Companies’ ability to support their pension promises is declining, says new PwC research

 A new PwC study reveals that FTSE 350 companies’ ability to support their defined benefits (DB) pension obligations is now, on average, only marginally better than at the depths of the recession.

 Despite considerable action taken by companies to reduce their DB pension scheme deficits, PwC’s new Pensions Support Index reveals that nearly a third of companies (29%) have a relatively large pension scheme in comparison to the size and profitability of their business. This is up from 18% in the previous quarter. It is also near the 31% levels seen at the depths of the recession.

 Jonathon Land, pensions partner at PwC, said:

 “Until now, most commentary about the risk of DB schemes has focused on the size of the deficit. While this gives a snapshot of the state of a scheme at a particular point in time, it misses the critical issue of whether companies are able to support their scheme. This is comparable to commenting on the total value of UK mortgages, without understanding the value of the houses they are secured against and the ability of a person to repay their mortgage.

 “Despite FTSE 350 companies pouring billions of pounds into their pension schemes over the last few years, their overall ability to support their DB schemes is little better than it was in the depths of the recession.

 “While there is clearly a lot of variability across individual cases, another round of quantitative easing and the continuing economy uncertainty means historical pension liabilities look set to continue to be a significant drag on some FTSE 350 companies unless action is taken.”

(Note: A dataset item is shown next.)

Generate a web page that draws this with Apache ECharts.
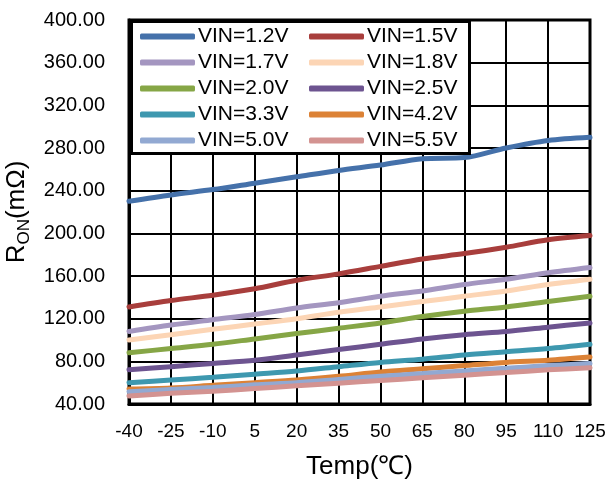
<!DOCTYPE html>
<html><head><meta charset="utf-8">
<script src="https://cdn.jsdelivr.net/npm/echarts@6/dist/echarts.min.js"></script>
<style>html,body{margin:0;padding:0;background:#fff}#c{width:608px;height:480px}</style>
</head><body><div id="c"></div>
<script>
const temps = ['-40','-25','-10','5','20','35','50','65','80','95','110','125'];
const seriesNames = ['VIN=1.2V','VIN=1.5V','VIN=1.7V','VIN=1.8V','VIN=2.0V','VIN=2.5V','VIN=3.3V','VIN=4.2V','VIN=5.0V','VIN=5.5V'];
const vin12 = [230, 236, 241, 247, 253, 259, 264, 270, 271, 280, 287, 290];
const vin15 = [131, 137, 142, 148, 156, 162, 169, 176, 181, 187, 194, 198];
const vin17 = [108, 114, 119, 124, 130, 135, 141, 146, 152, 157, 163, 168];
const vin18 = [100, 105, 110, 115, 120, 126, 131, 136, 141, 146, 152, 157];
const vin20 = [88, 92, 96, 101, 106, 111, 116, 122, 127, 131, 136, 141];
const vin25 = [72, 75, 78, 81, 86, 91, 96, 101, 105, 108, 112, 116];
const vin33 = [60, 62.5, 65, 68, 71, 75, 79, 82, 86, 89, 92, 96];
const vin42 = [54, 55, 57.5, 60, 62.5, 66, 70, 73, 76, 79, 81, 84];
const vin50 = [51.5, 53.5, 55.5, 58, 60, 63, 66, 68.5, 71, 73.5, 76, 78];
const vin55 = [47.5, 50, 52, 54.5, 57, 59.5, 62, 64.5, 67, 69.5, 72, 74];
const allData = [vin12, vin15, vin17, vin18, vin20, vin25, vin33, vin42, vin50, vin55];
const colors = ['#4571AA','#A83E3C','#A496C0','#FCD5B5','#86A646','#6D5490','#3E98AF','#DC8236','#92A9D2','#D39391'];

const FONT = 'Arial, "Liberation Sans", sans-serif';
const chart = echarts.init(document.getElementById('c'), null, {renderer:'canvas'});
const series = seriesNames.map((n, i) => ({
  name: n, type: 'line', data: allData[i], smooth: 0.3, symbol: 'none',
  lineStyle: {width: 5, color: colors[i], cap: 'round'}, itemStyle: {color: colors[i]}, z: 2
}));
const legendCommon = {
  orient: 'vertical', itemWidth: 55, itemHeight: 6, itemGap: 5, icon: 'roundRect', padding: 0,
  textStyle: {fontSize: 21, fontFamily: FONT, color: '#000', lineHeight: 20, padding: [0,0,0,-2]},
  top: 26, z: 5
};
chart.setOption({
  animation: false,
  color: colors,
  grid: {left: 129, right: 18, top: 20, bottom: 76, containLabel: false, outerBoundsMode: 'none', show: true, borderColor: '#000', borderWidth: 3, backgroundColor: 'transparent'},
  xAxis: {
    type: 'category', data: temps, boundaryGap: false,
    axisLine: {lineStyle: {color: '#000', width: 3}},
    axisTick: {show: false, interval: 0},
    axisLabel: {fontSize: 19, fontFamily: FONT, color: '#000', margin: 18, interval: 0, hideOverlap: false},
    splitLine: {show: true, interval: 0, lineStyle: {color: '#000', width: 2}},
    name: 'Temp(℃)', nameLocation: 'middle', nameGap: 50,
    nameTextStyle: {fontSize: 26, fontFamily: FONT, color: '#000'}
  },
  yAxis: {
    type: 'value', min: 40, max: 400, interval: 40,
    axisLine: {show: true, lineStyle: {color: '#000', width: 3}},
    axisTick: {show: false},
    axisLabel: {fontSize: 20, fontFamily: FONT, color: '#000', margin: 24, formatter: v => v.toFixed(2)},
    splitLine: {show: true, lineStyle: {color: '#000', width: 2}},
    name: '{a|R}{b|ON}{a|(mΩ)}', nameLocation: 'middle', nameGap: 80,
    nameTextStyle: {fontFamily: FONT, color: '#000', rich: {
      a: {fontSize: 26, fontFamily: FONT, color: '#000', lineHeight: 32, verticalAlign: 'middle'},
      b: {fontSize: 17, fontFamily: FONT, color: '#000', lineHeight: 32, verticalAlign: 'bottom'}
    }}
  },
  legend: [
    Object.assign({}, legendCommon, {left: 140, data: [seriesNames[0], seriesNames[2], seriesNames[4], seriesNames[6], seriesNames[8]]}),
    Object.assign({}, legendCommon, {left: 309, data: [seriesNames[1], seriesNames[3], seriesNames[5], seriesNames[7], seriesNames[9]]})
  ],
  graphic: [{
    type: 'rect', left: 130, top: 20, z: 4,
    shape: {width: 338, height: 132},
    style: {fill: '#fff', stroke: '#000', lineWidth: 3}
  }],
  series: series
});
</script></body></html>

 PwC suggests that companies at both ends of the Index need to take action. Companies at the lowest end may need to enter into discussions with their schemes and in some cases consider a restructuring. Trustees also need to understand how capable the company is of supporting their scheme.

 Jeremy May, pensions partner and actuary at PwC, said:

 “Those companies who are in a strong position at the higher end of the Index should articulate their strength to trustees as this could lead to credit in the way scheme financing is agreed. This could help free up cash to be invested in the business.

 “There are things that companies can do to improve their position, including using contingent assets rather than cash contributions, liability management exercises and using buy-out mechanisms. The message for companies or trustees with relatively large DB schemes is to ensure you understand your position and act now or risk these deficits growing further.”

 The Index, which tracks the overall level of support provided to DB schemes out of a possible score of 100, reveals that companies’ ability to support their pension obligations has been worsening since March 2011. The Index had shown a steady improvement since the December 2008 low of 64 to 80 in March 2011. However the triple blow of quantitative easing, continued European economic uncertainty and the prolonged recession has led to the Index dropping 16 points alone since the start of 2011. The Pension Support Index has fallen 25 points from the Index’s high of 88 in June 2007.